The origin of the name is debated. Older forms include Denet (1200). It may have been taken from the hill now known as Dent Crag (2,250 ft), to be compared with another hill named Dent near Cleator in Cumberland, in which case it would derive from a pre-English Celtic term related to Old Irish dinn, dind "a hill". Alternative derivations see the name preserving the memory of the dark age kingdom known in Latin as Regione Dunutinga, founded and named after King Dunot the Great of the North Pennines.

Both place name and dialect evidence indicate that this area was settled by the Norse in the 10th century. Geoffrey Hodgson, in 2008, argued that this invasion accounts for the high frequency of the Hodgson surname in the area.

Dent was the birthplace of Thomas de Dent, Lord Chief Justice of Ireland, in the early 14th century.

Dent was the birthplace of the geologist Adam Sedgwick in 1785.

Dentdale was one of the last Yorkshire Dales to be enclosed, Dent's Enclosure Award being made in 1859.

Whilst fishing on the Dee at Dentdale in the 1840s, William Armstrong saw a waterwheel in action, supplying power to a marble quarry. It struck Armstrong that much of the available power was being wasted and it inspired him to design a successful hydraulic engine which began the accumulation of his wealth and industrial empire.
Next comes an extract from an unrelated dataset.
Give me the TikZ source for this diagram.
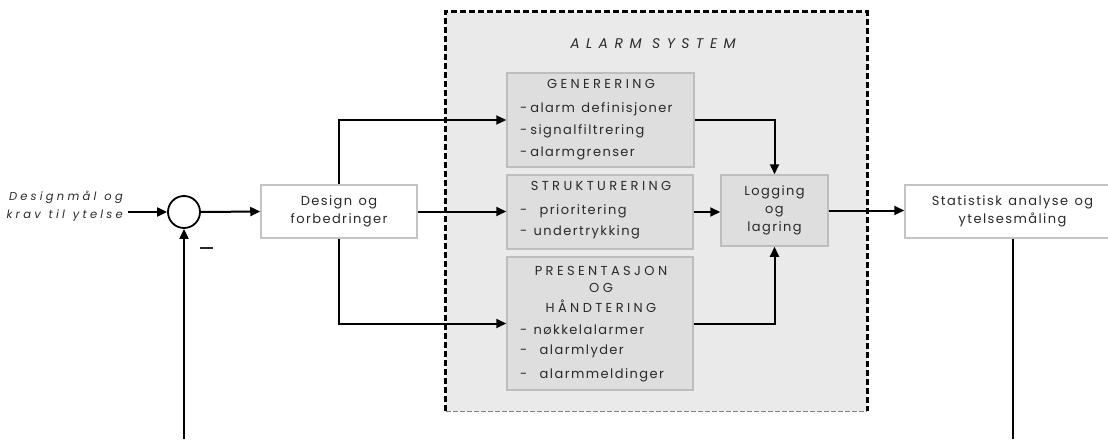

Dent, then in Yorkshire, was one of the sites for the Survey of English Dialects in the 1950s. A recording of the broadest local speech is available on the British Library's website.

==Governance==
Dent is part of the Westmorland and Lonsdale parliamentary constituency, of which Tim Farron is the current MP representing the Liberal Democrats.

It is in the Westmorland and Furness unitary authority.

Before Brexit for the European Parliament its residents voted to elect MEP's for the North West England constituency.

==The village today==
The Dent Brewery is an independent microbrewery in Cowgill, just above Dent.

Dent was the original site of the Dent Folk Festival and is now the site of the Dent Music and Beer Festival at the end of June. The first event was held in 2009 and was hailed as a great success.

Dent railway station on the Settle and Carlisle Railway is about 4 mi above the village at Denthead. Despite its name, it is actually in Cowgill. Nearby, the railway goes over a viaduct. It is the highest mainline station in England at 1150 feet above sea level.

The long distance footpath the Dales Way passes through Dent, with various types of accommodation available to walkers.

==The parish==
The parish of Dent includes the whole of Dentdale and the side valley of Deepdale. In addition to the village of Dent settlements in the parish includes the hamlets of Lenacre, Gawthrop, Cowgill and Stone House.